The United States may be the world’s largest economy, but when it comes to Internet connections at home, many Americans still live in the slow lane. By contrast, Japan is a broadband paradise with the fastest and cheapest Internet connections in the world.The NYTimes article goes on to discuss how Japanese companies will go for longterm improvement while U.S. companies go for short-term profit.— Unlike U.S., Japanese Push Fiber Over Profit, Ayumi Nakanishi, The New York Times, 5 Oct 2007
What it doesn’t say is that this can be used as an argument for why certain areas of the economy need to be regulated. Communications infrastructure by its nature affects the whole society and uses scarce local connection resources, and thus needs some forms of regulations, much like shipping ports. The market economy itself could not exist without certain forms of regulation. Yet we don’t hear of Wall Street wanting to do away with property rights, contract law, or even stock exchange oversight. Why would Wall Street want to shoot itself in the foot by doing away with the regulatory infrastructure that would permit U.S. telecommunications to be competitive in a global market?

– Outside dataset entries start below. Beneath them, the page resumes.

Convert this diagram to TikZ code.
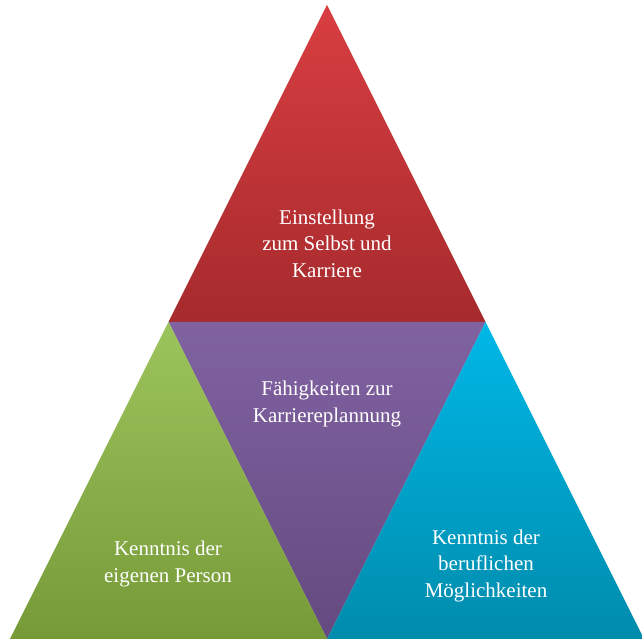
\documentclass[tikz,border=0pt]{standalone}
\usepackage{fontspec}
\setmainfont{Liberation Serif}
\definecolor{redT}{RGB}{216,62,65}
\definecolor{redB}{RGB}{166,42,45}
\definecolor{purT}{RGB}{128,98,161}
\definecolor{purB}{RGB}{100,74,128}
\definecolor{grnT}{RGB}{156,196,92}
\definecolor{grnB}{RGB}{118,154,56}
\definecolor{bluT}{RGB}{0,183,231}
\definecolor{bluB}{RGB}{0,140,172}
\tikzset{
  lbl/.style={text=white, align=center, font=\fontsize{21}{26.5}\selectfont, inner sep=0pt}
}
\begin{document}
\begin{tikzpicture}[x=1pt,y=1pt]
\useasboundingbox (0,0) rectangle (642,639);
\coordinate (A) at (327,634);
\coordinate (L) at (168.5,317);
\coordinate (R) at (485.5,317);
\coordinate (BL) at (10,0);
\coordinate (BM) at (327,0);
\coordinate (BR) at (644,0);
\begin{scope}
\clip (0,0) rectangle (642,639);
\shade[top color=redT, bottom color=redB] (A) -- (L) -- (R) -- cycle;
\shade[top color=purT, bottom color=purB] (L) -- (R) -- (BM) -- cycle;
\shade[top color=grnT, bottom color=grnB] (L) -- (BL) -- (BM) -- cycle;
\shade[top color=bluT, bottom color=bluB] (R) -- (BM) -- (BR) -- cycle;
\end{scope}
\node[lbl] (t1) at (327,395.5) {Einstellung\\zum Selbst und\\Karriere};
\node[lbl] (t2) at (327,235) {Fähigkeiten zur\\Karriereplannung};
\node[lbl] (t3) at (168,75) {Kenntnis der\\eigenen Person};
\node[lbl] (t4) at (486,73.5) {Kenntnis der\\beruflichen\\Möglichkeiten};
\end{tikzpicture}
\end{document}
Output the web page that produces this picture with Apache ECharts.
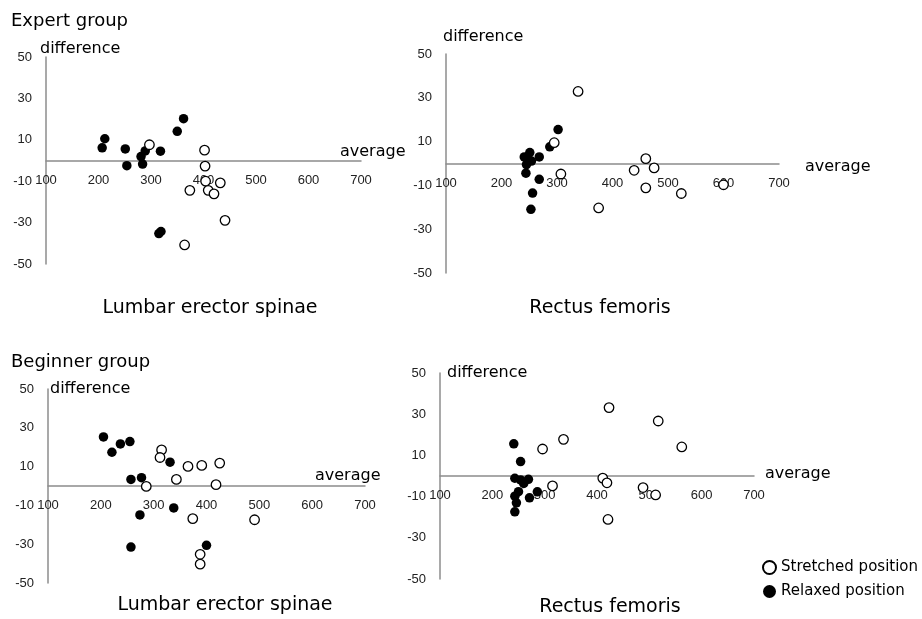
<!DOCTYPE html>
<html>
<head>
<meta charset="utf-8">
<script src="https://cdn.jsdelivr.net/npm/echarts@6/dist/echarts.min.js"></script>
<style>
    html, body { margin: 0; padding: 0; background: #fff; }
    #chart { width: 922px; height: 619px; }
</style>
</head>
<body>
<div id="chart"></div>
<script>
// tick labels
var yTicks = [-50, -30, -10, 10, 30, 50];

// [average, difference]
var expertLumbarStretched = [[297, 7.6], [402, 5], [403, -2.7], [404, -10], [432, -10.8], [409, -14.4],
    [420, -16.1], [374, -14.4], [441, -28.9], [364, -40.8]];
var expertLumbarRelaxed = [[207, 6.1], [212, 10.5], [251, 5.6], [254, -2.5], [281, 1.9], [284, -1.7],
    [289, 4.6], [318, 4.5], [350, 14.1], [362, 20.2], [315, -35.3], [319, -34.3]];

var expertRectusStretched = [[338, 32.9], [295, 9.5], [307, -4.8], [375, -20.3], [439, -3.1], [460, 2.2],
    [475, -2], [460, -11.1], [524, -13.7], [600, -9.7]];
var expertRectusRelaxed = [[241, 3], [251, 5], [268, 3], [254, 1.1], [245, -0.5], [247, 2], [244, -4.4],
    [268, -7.2], [256, -13.5], [253, -20.9], [287, 7.6], [302, 15.5]];

var beginnerLumbarStretched = [[315, 18.6], [312, 14.7], [286, -0.2], [343, 3.4], [365, 10.1], [391, 10.6],
    [425, 11.8], [418, 0.7], [374, -16.8], [491, -17.4], [388, -35.2], [388, -40.3]];
var beginnerLumbarRelaxed = [[205, 25.3], [221, 17.4], [237, 21.7], [255, 22.9], [257, 3.4], [277, 4.3],
    [274, -14.9], [257, -31.5], [331, 12.3], [338, -11.3], [400, -30.6]];

var beginnerRectusStretched = [[296, 13.1], [336, 17.8], [315, -4.8], [423, 33.2], [517, 26.7], [562, 14.1],
    [411, -1], [419, -3.3], [488, -5.6], [512, -9.2], [421, -21.1]];
var beginnerRectusRelaxed = [[241, 15.6], [254, 7], [243, -1.1], [254, -1.9], [269, -1.6], [260, -3.6],
    [250, -7.6], [243, -9.8], [246, -13], [243, -17.4], [271, -10.6], [286, -7.7]];

var chart = echarts.init(document.getElementById('chart'));

var axisColor = '#8c8c8c';
var labelFont = 'Liberation Sans';
var textFont = 'DejaVu Sans';

var grids = [
    {left: 46, top: 57, width: 315, height: 207},
    {left: 446, top: 54, width: 333, height: 219},
    {left: 48, top: 389, width: 317, height: 194},
    {left: 440, top: 373, width: 314, height: 206}
];

var xAxes = [], yAxes = [];
for (var i = 0; i < grids.length; i++) {
    xAxes.push({
        type: 'value',
        gridIndex: i,
        min: 100,
        max: 700,
        interval: 100,
        // y range is symmetric, so the middle of the grid is difference = 0
        offset: -grids[i].height / 2,
        axisLine: {onZero: false, lineStyle: {color: axisColor, width: 1.5}},
        axisTick: {show: false},
        splitLine: {show: false},
        axisLabel: {margin: 13, color: '#222', fontSize: 13, fontFamily: labelFont}
    });
    yAxes.push({
        type: 'value',
        gridIndex: i,
        min: -50,
        max: 50,
        axisLine: {show: true, onZero: false, lineStyle: {color: axisColor, width: 1.5}},
        axisTick: {show: false},
        splitLine: {show: false},
        axisLabel: {
            customValues: yTicks,
            margin: 14,
            color: '#222',
            fontSize: 13,
            fontFamily: labelFont
        }
    });
}

var stretchedStyle = {color: '#fff', borderColor: '#000', borderWidth: 1.3, opacity: 1};
var relaxedStyle = {color: '#000', borderColor: '#000', borderWidth: 0, opacity: 1};

function dots(name, idx, data, style) {
    return {
        name: name,
        type: 'scatter',
        xAxisIndex: idx,
        yAxisIndex: idx,
        data: data,
        symbol: 'circle',
        symbolSize: 9.5,
        itemStyle: style,
        emphasis: {disabled: true}
    };
}

var panels = [
    [expertLumbarRelaxed, expertLumbarStretched],
    [expertRectusRelaxed, expertRectusStretched],
    [beginnerLumbarRelaxed, beginnerLumbarStretched],
    [beginnerRectusRelaxed, beginnerRectusStretched]
];
var series = [];
panels.forEach(function (p, idx) {
    series.push(dots('Relaxed position', idx, p[0], relaxedStyle));
    series.push(dots('Stretched position', idx, p[1], stretchedStyle));
});

function label(text, x, y, size, align) {
    return {
        type: 'text',
        x: x,
        y: y,
        silent: true,
        style: {
            text: text,
            fill: '#000',
            font: size + 'px "' + textFont + '"',
            textAlign: align || 'left',
            textVerticalAlign: 'middle'
        }
    };
}

var option = {
    backgroundColor: '#fff',
    animation: false,
    grid: grids,
    xAxis: xAxes,
    yAxis: yAxes,
    legend: {
        orient: 'vertical',
        left: 762,
        top: 560,
        itemWidth: 13,
        itemHeight: 13,
        itemGap: 9,
        padding: 0,
        selectedMode: false,
        textStyle: {color: '#000', fontSize: 15, fontFamily: textFont},
        data: [
            {name: 'Stretched position', icon: 'circle'},
            {name: 'Relaxed position', icon: 'circle'}
        ]
    },
    graphic: [
        label('Expert group', 11, 21, 18),
        label('difference', 40, 49, 16),
        label('average', 340, 152, 16),
        label('Lumbar erector spinae', 210, 308, 19, 'center'),
        label('difference', 443, 37, 16),
        label('average', 805, 167, 16),
        label('Rectus femoris', 600, 308, 19, 'center'),
        label('Beginner group', 11, 362, 18),
        label('difference', 50, 389, 16),
        label('average', 315, 476, 16),
        label('Lumbar erector spinae', 225, 605, 19, 'center'),
        label('difference', 447, 373, 16),
        label('average', 765, 474, 16),
        label('Rectus femoris', 610, 607, 19, 'center')
    ],
    series: series
};

chart.setOption(option);
</script>
</body>
</html>
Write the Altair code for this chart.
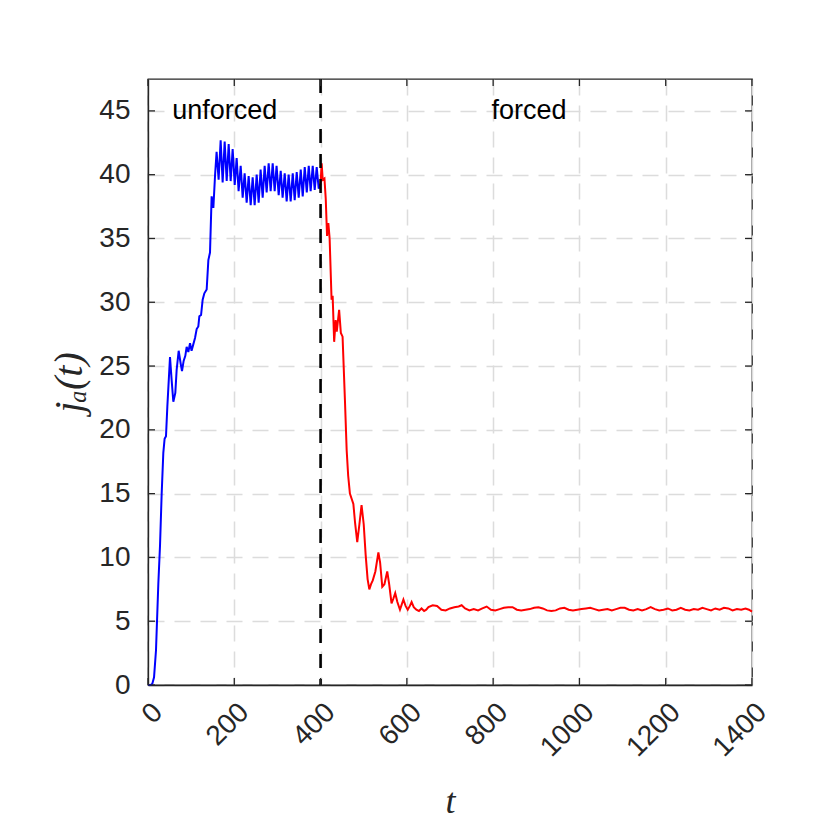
import altair as alt
import pandas as pd

# ---- data ----
blue_t = [0, 6, 10, 14, 18.5, 24, 27.8, 31.7, 35.5, 38.5, 41.7, 44.8, 51, 54.8, 58.7, 63.3, 66.4, 71.1,
          75.7, 78.8, 82.6, 86.5, 89.6, 93.5, 97.4, 101, 105, 109, 112.8, 116.6, 119, 123, 126.7, 130.6,
          136, 139.9, 143.7, 147.5, 151.5, 155.5]
blue_j = [0, 0, 0.1, 0.6, 2.7, 8.0, 10.9, 15.0, 18.2, 19.3, 19.5, 21.8, 25.7, 23.9, 22.2, 22.9, 24.7, 26.2,
          25.2, 24.6, 25.4, 25.8, 26.5, 26.1, 26.8, 26.2, 26.7, 27.2, 27.9, 28.1, 28.9, 29.0, 30.2, 30.7,
          31.0, 33.3, 33.9, 38.3, 37.4, 40.0]

osc_t = [159, 163.7, 168.4, 173, 177.7, 182.4, 187, 191.6, 196.2, 201, 205.5, 210, 214.8, 219.4, 224,
         228.7, 233.3, 238, 242.6, 247.2, 251.9, 256.5, 261, 265.8, 270.4, 275, 279.7, 284.3, 289, 293.6,
         298, 302.9, 307.6, 312, 316.9, 321.4, 326, 330.7, 335.5, 340, 344.7, 349.3, 354, 358.6, 363.3,
         368, 372.6, 377, 381.8, 386.4, 391, 395.7, 400]
osc_j = [41.8, 39.6, 42.7, 39.4, 42.6, 39.5, 42.4, 39.5, 42.0, 39.2, 41.3, 38.7, 40.7, 38.2, 40.1, 37.8,
         39.9, 37.6, 39.8, 37.6, 40.0, 37.8, 40.4, 38.2, 40.7, 38.6, 40.9, 38.7, 40.9, 38.7, 40.7, 38.4,
         40.3, 38.2, 40.1, 37.9, 40.0, 37.9, 40.1, 38.0, 40.2, 38.2, 40.4, 38.3, 40.6, 38.6, 40.7, 38.7,
         40.7, 38.8, 40.6, 38.9, 39.3]

red_t = [400, 402.5, 405, 409, 412, 415, 418, 421, 425.5, 428, 431.5, 435, 437.5, 443, 447, 451, 456.5,
         460.5, 464, 468, 472, 476, 480, 485, 490, 495, 500, 504.5, 509, 513, 517, 521, 527, 534, 538,
         543, 548, 554.5, 559, 564.5, 569, 573, 578, 584, 588, 592, 597, 602, 607, 611, 616, 622, 628,
         634, 640, 645]
red_j = [39.3, 40.9, 39.6, 39.7, 38.1, 35.2, 36.2, 35.0, 30.2, 30.5, 26.9, 28.6, 27.7, 29.4, 27.6, 27.3,
         22.3, 18.4, 16.4, 15.0, 14.6, 14.2, 12.7, 11.2, 12.6, 14.1, 12.6, 10.2, 8.3, 7.5, 7.9, 8.2, 8.9,
         10.4, 9.6, 7.7, 7.9, 8.9, 7.9, 6.4, 6.8, 7.2, 6.5, 5.9, 6.3, 6.7, 6.2, 5.9, 6.2, 6.5, 6.1, 5.9,
         5.8, 6.0, 5.8, 5.9]

steady_t = [650, 660, 670, 680, 690, 700, 710, 720, 727, 735, 745, 755, 765, 775, 785, 795, 805, 815, 825,
            835, 845, 855, 865, 875, 885, 895, 905, 915, 925, 935, 945, 955, 965, 975, 985, 995, 1005,
            1015, 1025, 1035, 1045, 1055, 1065, 1075, 1085, 1095, 1105, 1115, 1125, 1135, 1145, 1155,
            1165, 1175, 1185, 1195, 1205, 1215, 1225, 1235, 1245, 1255, 1265, 1275, 1285, 1295, 1305,
            1315, 1325, 1335, 1345, 1355, 1365, 1375, 1385, 1393, 1400]
steady_j = [6.1, 6.25, 6.2, 5.9, 5.85, 6.0, 6.1, 6.15, 6.25, 6.0, 5.85, 5.95, 5.85, 6.0, 6.15, 5.9, 5.85, 5.95,
            6.05, 6.1, 6.1, 5.9, 5.85, 5.9, 5.95, 6.05, 6.1, 6.0, 5.85, 5.8, 5.85, 6.0, 6.05, 5.9, 5.85,
            5.9, 5.95, 6.0, 6.05, 5.95, 5.85, 5.9, 5.95, 5.85, 5.95, 6.05, 6.05, 5.9, 5.85, 5.95, 5.85,
            5.95, 6.1, 5.95, 5.85, 5.9, 6.0, 5.85, 5.9, 6.05, 5.9, 5.85, 5.95, 5.9, 6.05, 5.95, 5.85, 6.0,
            5.9, 6.05, 6.0, 5.85, 5.95, 5.9, 6.0, 5.9, 5.75]

x_ticks = [0, 200, 400, 600, 800, 1000, 1200, 1400]
y_ticks = [0, 5, 10, 15, 20, 25, 30, 35, 40, 45]
switch_t = [400]
note_text = ["unforced", "forced"]
note_t = [178, 883]
note_j = [45.0, 45.0]

# ---- build ----
W, H = 604, 606
AX = "#262626"
xs = alt.Scale(domain=[0, 1400], nice=False, zero=False)
ys = alt.Scale(domain=[0, 47.5], nice=False, zero=False)

blue_df = pd.DataFrame({"t": blue_t + osc_t, "j": blue_j + osc_j})
red_df = pd.DataFrame({"t": red_t + steady_t, "j": red_j + steady_j})

x_axis = alt.Axis(values=x_ticks, format="d", labelAngle=315, labelFontSize=28, labelFont="Liberation Sans",
                  labelColor=AX, labelPadding=13, labelFlush=False, labelOverlap=False,
                  labelBound=False, ticks=False, grid=True, gridColor="#dcdcdc", gridDash=[16, 10],
                  gridWidth=1.5, domainColor=AX, domainWidth=1.3, title="t", titleFont="Liberation Serif",
                  titleFontStyle="italic", titleFontWeight="normal", titleFontSize=36, titleColor=AX,
                  titleY=127, titleBaseline="alphabetic")
y_axis = alt.Axis(values=y_ticks, format="d", labelFontSize=28, labelFont="Liberation Sans", labelColor=AX,
                  labelPadding=18, labelFlush=False, labelOverlap=False, labelBound=False,
                  ticks=False, grid=True, gridColor="#dcdcdc", gridDash=[16, 10], gridWidth=1.5,
                  domainColor=AX, domainWidth=1.3, title="jₐ(t)",
                  titleFont="Liberation Serif, DejaVu Serif", titleFontStyle="italic",
                  titleFontWeight="normal", titleFontSize=40, titleColor=AX, titleAngle=270,
                  titleX=-67, titleBaseline="alphabetic")

blue = alt.Chart(blue_df).mark_line(color="#0000ff", strokeWidth=2).encode(
    x=alt.X("t:Q", scale=xs, axis=x_axis), y=alt.Y("j:Q", scale=ys, axis=y_axis), order="t:Q")
red = alt.Chart(red_df).mark_line(color="#ff0000", strokeWidth=2).encode(
    x=alt.X("t:Q", scale=xs), y=alt.Y("j:Q", scale=ys), order="t:Q")

vline = alt.Chart(pd.DataFrame({"t": switch_t})).mark_rule(
    color="#000000", strokeWidth=2.6, strokeDash=[14, 11]).encode(x=alt.X("t:Q", scale=xs))

notes = alt.Chart(pd.DataFrame({"t": note_t, "j": note_j, "txt": note_text})).mark_text(
    font="Liberation Sans", fontSize=27, color="#000000", align="center", baseline="middle").encode(
    x=alt.X("t:Q", scale=xs), y=alt.Y("j:Q", scale=ys), text="txt:N")

xt_df = pd.DataFrame({"t": x_ticks})
yt_df = pd.DataFrame({"j": y_ticks})
tk = dict(color=AX, strokeWidth=1.3)
tick_b = alt.Chart(xt_df).mark_rule(**tk).encode(x=alt.X("t:Q", scale=xs), y=alt.value(H), y2=alt.value(H - 7))
tick_t = alt.Chart(xt_df).mark_rule(**tk).encode(x=alt.X("t:Q", scale=xs), y=alt.value(0), y2=alt.value(7))
tick_l = alt.Chart(yt_df).mark_rule(**tk).encode(y=alt.Y("j:Q", scale=ys), x=alt.value(0), x2=alt.value(7))
tick_r = alt.Chart(yt_df).mark_rule(**tk).encode(y=alt.Y("j:Q", scale=ys), x=alt.value(W - 7), x2=alt.value(W))

chart = alt.layer(blue, red, vline, notes, tick_b, tick_t, tick_l, tick_r).properties(
    width=W, height=H,
    padding={"left": 140, "top": 71, "right": 60, "bottom": 140},
    autosize=alt.AutoSizeParams(type="none"),
    background="white",
).configure_view(stroke=AX, strokeWidth=1.3)

chart.save("out.html", embed_options={"renderer": "svg", "actions": False})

Japan regulated to open up competition. While the NYTimes article is about FTTH, it’s interesting that they didn’t mention that the speed gamble already paid off for Softbank, after Masayoshi Son convinced the government to make NTT let Softbank in. Softbank lost money on DSL for about 5 years, and then became profitable. The model was what the U.S. was supposedly doing at about the same time, with requiring the ILECs to let CLECs compete. The difference is that in Japan they actually did it.
Short of effective regulation to promote competition, the main other method to get competition is to find communicate methods that sidestep the first-mile duopoly. This is why municipal wireless is such a popular topic these days, for example. More on that later.